• **WHAT YOU HAVE TO DO**:
Pick every line from the data that holds the word "Python".

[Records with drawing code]
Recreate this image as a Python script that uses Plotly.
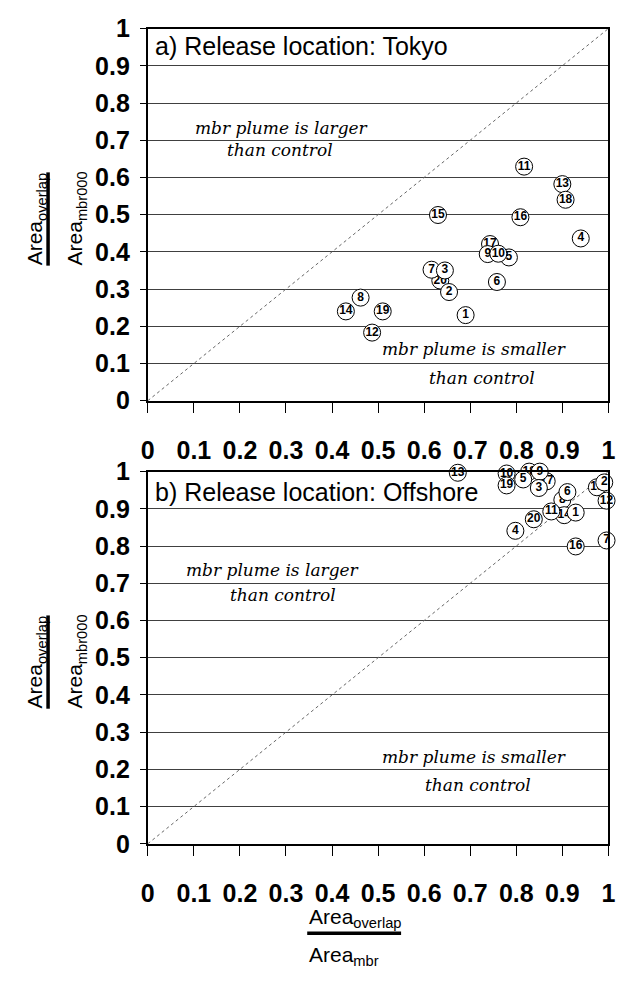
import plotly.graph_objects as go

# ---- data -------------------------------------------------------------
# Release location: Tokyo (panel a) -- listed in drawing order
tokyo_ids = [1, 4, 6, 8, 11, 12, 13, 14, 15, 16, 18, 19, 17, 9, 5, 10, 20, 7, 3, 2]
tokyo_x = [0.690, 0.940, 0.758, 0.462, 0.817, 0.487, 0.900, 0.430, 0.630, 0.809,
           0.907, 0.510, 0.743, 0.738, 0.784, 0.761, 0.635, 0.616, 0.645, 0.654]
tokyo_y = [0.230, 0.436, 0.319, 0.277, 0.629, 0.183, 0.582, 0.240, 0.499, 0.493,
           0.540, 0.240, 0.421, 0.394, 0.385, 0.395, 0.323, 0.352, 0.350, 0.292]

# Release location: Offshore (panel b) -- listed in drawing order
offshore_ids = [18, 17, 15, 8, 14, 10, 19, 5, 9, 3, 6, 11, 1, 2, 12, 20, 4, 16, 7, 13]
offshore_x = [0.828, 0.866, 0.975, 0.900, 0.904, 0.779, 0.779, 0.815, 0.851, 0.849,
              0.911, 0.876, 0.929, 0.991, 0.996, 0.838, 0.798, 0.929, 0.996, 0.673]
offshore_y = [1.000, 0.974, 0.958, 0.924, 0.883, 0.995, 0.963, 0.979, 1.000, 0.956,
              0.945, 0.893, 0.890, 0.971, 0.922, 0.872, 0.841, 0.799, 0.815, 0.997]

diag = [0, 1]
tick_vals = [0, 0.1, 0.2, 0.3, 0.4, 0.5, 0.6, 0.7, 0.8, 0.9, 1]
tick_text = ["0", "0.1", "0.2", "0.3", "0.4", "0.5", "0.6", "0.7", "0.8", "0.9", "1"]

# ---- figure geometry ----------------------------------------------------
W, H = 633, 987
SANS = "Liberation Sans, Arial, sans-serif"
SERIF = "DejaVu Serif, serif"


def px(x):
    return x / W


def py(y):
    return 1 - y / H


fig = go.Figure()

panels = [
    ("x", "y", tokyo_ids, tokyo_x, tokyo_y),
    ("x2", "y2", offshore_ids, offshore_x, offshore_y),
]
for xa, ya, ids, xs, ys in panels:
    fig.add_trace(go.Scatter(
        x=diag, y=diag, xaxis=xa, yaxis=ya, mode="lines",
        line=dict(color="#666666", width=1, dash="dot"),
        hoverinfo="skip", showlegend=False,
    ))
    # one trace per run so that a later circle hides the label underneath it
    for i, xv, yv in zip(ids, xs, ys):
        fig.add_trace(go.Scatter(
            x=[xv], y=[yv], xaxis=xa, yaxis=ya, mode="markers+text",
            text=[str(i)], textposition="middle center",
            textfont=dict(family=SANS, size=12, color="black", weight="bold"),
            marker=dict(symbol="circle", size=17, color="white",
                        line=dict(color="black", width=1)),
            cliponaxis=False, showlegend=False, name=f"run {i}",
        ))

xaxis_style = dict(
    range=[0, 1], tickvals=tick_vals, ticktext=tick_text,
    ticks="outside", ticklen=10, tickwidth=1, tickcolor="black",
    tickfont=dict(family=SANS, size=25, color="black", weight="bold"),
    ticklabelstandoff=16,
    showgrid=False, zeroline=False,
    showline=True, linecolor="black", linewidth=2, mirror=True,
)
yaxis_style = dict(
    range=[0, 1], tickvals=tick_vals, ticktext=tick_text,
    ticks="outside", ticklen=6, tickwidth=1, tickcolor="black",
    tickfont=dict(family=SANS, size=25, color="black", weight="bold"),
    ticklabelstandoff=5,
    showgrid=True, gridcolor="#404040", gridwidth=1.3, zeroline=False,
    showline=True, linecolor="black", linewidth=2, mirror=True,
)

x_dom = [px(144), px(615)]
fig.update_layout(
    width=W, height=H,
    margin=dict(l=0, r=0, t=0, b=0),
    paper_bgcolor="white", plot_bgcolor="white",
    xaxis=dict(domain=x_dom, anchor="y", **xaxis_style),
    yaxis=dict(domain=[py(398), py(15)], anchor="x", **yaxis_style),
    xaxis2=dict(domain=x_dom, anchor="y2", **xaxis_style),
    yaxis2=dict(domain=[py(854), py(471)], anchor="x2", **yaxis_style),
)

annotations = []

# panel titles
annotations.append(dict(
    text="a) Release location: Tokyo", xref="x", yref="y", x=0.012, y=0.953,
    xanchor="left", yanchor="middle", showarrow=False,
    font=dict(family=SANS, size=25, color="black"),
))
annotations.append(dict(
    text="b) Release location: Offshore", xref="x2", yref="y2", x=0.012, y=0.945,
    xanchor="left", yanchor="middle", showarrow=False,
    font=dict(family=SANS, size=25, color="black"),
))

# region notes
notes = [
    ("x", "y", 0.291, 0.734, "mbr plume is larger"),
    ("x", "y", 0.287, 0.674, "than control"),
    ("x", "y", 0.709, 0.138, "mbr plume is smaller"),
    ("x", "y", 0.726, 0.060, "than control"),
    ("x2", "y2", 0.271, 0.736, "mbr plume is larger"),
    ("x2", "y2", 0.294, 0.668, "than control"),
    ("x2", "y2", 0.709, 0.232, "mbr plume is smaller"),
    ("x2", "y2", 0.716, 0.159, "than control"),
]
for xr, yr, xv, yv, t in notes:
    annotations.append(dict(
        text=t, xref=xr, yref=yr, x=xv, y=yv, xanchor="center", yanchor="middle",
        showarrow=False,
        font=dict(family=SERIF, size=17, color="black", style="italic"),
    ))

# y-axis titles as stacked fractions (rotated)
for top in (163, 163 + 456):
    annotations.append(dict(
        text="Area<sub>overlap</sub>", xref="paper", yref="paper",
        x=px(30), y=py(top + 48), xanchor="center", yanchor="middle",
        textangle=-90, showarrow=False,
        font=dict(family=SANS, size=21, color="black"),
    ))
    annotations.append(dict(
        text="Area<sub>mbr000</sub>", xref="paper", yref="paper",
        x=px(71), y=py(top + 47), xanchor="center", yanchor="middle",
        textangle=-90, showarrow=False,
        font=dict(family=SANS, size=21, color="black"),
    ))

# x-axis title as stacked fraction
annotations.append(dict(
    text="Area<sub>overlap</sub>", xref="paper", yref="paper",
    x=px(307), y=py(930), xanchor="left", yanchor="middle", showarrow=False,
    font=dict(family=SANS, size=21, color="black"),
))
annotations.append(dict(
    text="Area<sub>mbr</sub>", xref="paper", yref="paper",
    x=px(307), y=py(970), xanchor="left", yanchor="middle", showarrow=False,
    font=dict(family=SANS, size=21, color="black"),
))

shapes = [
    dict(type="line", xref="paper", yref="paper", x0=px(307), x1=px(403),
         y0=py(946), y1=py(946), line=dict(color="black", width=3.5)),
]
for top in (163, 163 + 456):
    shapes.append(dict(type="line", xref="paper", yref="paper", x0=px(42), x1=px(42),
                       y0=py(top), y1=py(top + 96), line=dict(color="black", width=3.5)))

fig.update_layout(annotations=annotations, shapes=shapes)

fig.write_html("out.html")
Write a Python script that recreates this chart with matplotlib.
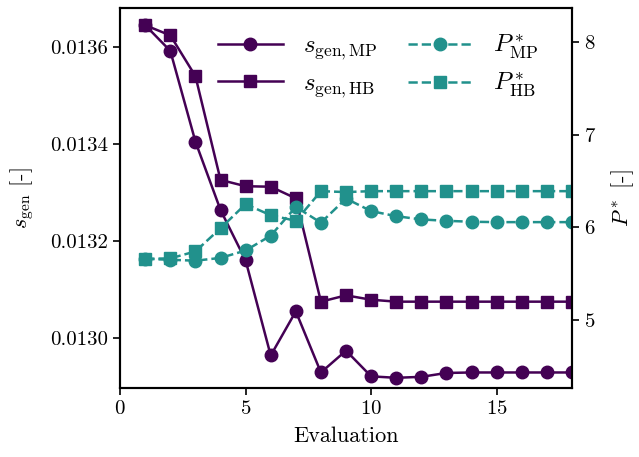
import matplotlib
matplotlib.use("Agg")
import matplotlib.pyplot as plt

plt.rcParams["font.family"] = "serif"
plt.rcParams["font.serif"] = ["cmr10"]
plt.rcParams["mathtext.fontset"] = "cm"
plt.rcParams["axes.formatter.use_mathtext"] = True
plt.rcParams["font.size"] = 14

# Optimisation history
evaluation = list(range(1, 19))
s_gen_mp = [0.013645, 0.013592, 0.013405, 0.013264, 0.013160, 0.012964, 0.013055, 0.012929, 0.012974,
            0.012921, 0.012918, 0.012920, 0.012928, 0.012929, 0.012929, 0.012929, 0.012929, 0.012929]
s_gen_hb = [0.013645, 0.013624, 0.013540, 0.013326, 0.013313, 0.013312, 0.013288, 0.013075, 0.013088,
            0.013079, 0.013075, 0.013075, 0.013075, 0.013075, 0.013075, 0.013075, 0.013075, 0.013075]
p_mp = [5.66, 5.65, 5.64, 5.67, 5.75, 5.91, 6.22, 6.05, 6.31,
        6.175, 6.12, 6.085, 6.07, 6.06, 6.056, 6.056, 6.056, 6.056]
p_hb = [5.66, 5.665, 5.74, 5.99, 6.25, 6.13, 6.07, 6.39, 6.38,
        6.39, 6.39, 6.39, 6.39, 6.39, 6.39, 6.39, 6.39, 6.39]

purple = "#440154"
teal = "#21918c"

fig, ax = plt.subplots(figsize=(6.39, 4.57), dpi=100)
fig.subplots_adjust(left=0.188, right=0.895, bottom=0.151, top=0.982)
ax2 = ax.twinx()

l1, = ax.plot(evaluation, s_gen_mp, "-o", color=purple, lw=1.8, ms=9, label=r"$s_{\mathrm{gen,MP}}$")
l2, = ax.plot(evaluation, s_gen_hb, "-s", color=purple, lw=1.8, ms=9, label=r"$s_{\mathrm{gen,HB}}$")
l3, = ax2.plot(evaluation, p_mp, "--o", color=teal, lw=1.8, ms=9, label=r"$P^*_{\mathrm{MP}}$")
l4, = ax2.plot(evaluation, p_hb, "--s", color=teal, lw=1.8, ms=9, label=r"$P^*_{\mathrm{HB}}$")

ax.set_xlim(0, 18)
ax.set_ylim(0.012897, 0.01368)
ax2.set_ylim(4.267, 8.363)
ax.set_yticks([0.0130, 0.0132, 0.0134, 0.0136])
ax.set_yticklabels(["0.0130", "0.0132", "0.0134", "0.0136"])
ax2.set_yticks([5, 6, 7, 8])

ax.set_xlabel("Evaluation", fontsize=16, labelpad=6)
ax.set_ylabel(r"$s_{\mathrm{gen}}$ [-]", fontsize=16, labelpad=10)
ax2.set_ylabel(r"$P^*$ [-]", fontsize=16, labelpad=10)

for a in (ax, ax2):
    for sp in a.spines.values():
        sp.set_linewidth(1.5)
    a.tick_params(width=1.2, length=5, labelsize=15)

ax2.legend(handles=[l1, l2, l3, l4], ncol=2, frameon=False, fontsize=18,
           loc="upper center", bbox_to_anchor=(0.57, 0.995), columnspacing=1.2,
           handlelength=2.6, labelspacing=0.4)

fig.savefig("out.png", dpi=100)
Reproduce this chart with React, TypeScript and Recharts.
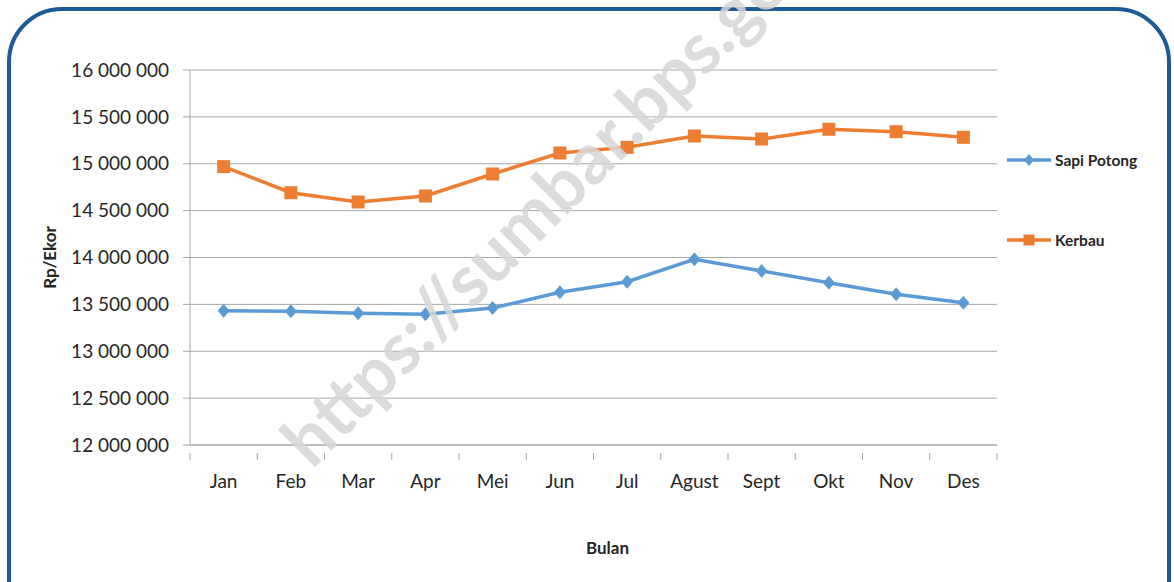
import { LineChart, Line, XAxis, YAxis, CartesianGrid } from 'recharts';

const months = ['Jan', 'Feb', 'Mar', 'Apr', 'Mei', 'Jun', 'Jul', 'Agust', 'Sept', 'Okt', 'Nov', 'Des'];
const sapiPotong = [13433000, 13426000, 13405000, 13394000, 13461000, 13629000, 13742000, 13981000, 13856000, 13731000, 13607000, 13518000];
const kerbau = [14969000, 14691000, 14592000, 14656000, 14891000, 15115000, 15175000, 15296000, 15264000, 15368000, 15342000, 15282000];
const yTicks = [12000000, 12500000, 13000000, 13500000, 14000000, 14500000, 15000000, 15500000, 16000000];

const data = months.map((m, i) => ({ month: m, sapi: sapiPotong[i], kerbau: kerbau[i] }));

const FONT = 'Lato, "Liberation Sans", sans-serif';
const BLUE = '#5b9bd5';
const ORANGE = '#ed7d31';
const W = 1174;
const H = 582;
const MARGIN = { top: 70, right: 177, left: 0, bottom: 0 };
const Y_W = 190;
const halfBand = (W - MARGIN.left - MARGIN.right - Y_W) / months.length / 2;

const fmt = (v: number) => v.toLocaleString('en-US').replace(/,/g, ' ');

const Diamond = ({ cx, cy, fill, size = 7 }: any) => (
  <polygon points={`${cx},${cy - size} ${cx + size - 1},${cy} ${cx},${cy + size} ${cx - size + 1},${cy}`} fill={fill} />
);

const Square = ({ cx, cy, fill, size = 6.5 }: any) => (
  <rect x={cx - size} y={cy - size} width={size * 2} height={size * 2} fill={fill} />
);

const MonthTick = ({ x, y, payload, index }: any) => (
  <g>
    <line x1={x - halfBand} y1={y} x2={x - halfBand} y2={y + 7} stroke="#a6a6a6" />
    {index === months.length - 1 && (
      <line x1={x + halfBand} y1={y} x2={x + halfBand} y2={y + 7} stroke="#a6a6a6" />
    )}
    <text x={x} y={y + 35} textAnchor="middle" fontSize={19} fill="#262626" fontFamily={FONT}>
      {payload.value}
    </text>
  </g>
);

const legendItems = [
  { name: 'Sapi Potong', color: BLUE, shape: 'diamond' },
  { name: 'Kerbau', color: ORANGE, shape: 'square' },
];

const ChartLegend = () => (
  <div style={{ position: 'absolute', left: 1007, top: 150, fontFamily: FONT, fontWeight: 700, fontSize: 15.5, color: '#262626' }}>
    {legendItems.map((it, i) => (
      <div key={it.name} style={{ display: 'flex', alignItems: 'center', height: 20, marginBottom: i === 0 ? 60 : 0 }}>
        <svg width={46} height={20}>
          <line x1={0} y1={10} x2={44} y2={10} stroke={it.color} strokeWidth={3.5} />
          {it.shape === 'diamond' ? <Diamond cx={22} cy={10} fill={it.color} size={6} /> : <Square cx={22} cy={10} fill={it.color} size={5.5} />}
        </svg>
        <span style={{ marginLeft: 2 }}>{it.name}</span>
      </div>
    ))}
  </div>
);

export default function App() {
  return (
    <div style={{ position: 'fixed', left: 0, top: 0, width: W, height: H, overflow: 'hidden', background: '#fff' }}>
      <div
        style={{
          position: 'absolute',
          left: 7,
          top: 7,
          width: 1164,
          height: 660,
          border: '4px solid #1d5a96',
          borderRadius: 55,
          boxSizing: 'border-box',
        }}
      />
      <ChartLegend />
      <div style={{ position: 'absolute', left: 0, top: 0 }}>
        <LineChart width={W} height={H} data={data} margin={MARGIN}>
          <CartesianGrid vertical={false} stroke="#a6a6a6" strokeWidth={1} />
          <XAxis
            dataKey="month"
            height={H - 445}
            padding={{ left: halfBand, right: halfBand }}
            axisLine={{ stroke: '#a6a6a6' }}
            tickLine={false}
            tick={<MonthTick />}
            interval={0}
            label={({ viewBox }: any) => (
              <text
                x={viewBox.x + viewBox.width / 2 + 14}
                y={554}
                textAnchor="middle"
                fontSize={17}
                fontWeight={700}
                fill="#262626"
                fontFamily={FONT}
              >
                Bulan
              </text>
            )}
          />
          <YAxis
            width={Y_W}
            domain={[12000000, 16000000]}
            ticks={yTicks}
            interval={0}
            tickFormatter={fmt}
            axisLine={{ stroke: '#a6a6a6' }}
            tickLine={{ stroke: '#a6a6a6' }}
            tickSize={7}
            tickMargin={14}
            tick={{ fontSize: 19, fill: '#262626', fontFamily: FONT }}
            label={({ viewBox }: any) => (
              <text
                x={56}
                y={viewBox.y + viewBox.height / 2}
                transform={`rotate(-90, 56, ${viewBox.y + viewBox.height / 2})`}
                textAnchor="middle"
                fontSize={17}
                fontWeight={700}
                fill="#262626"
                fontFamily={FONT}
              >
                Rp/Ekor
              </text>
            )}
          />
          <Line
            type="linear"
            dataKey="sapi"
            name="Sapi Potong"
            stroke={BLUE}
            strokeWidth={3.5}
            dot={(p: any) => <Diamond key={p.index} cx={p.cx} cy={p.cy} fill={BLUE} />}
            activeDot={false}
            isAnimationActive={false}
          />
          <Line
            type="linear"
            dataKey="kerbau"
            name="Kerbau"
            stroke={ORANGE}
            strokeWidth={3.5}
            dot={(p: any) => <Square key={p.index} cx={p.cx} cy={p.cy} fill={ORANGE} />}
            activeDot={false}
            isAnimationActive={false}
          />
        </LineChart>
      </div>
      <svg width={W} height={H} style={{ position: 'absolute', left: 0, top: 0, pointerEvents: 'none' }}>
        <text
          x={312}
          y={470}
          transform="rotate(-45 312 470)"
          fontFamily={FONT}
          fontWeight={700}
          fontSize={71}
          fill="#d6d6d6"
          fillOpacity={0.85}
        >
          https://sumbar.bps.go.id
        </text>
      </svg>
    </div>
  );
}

• **COMPLETE RESPONSE**:
Recreate this image as a Python script that uses Plotly.
Write a Python script that recreates this chart with matplotlib.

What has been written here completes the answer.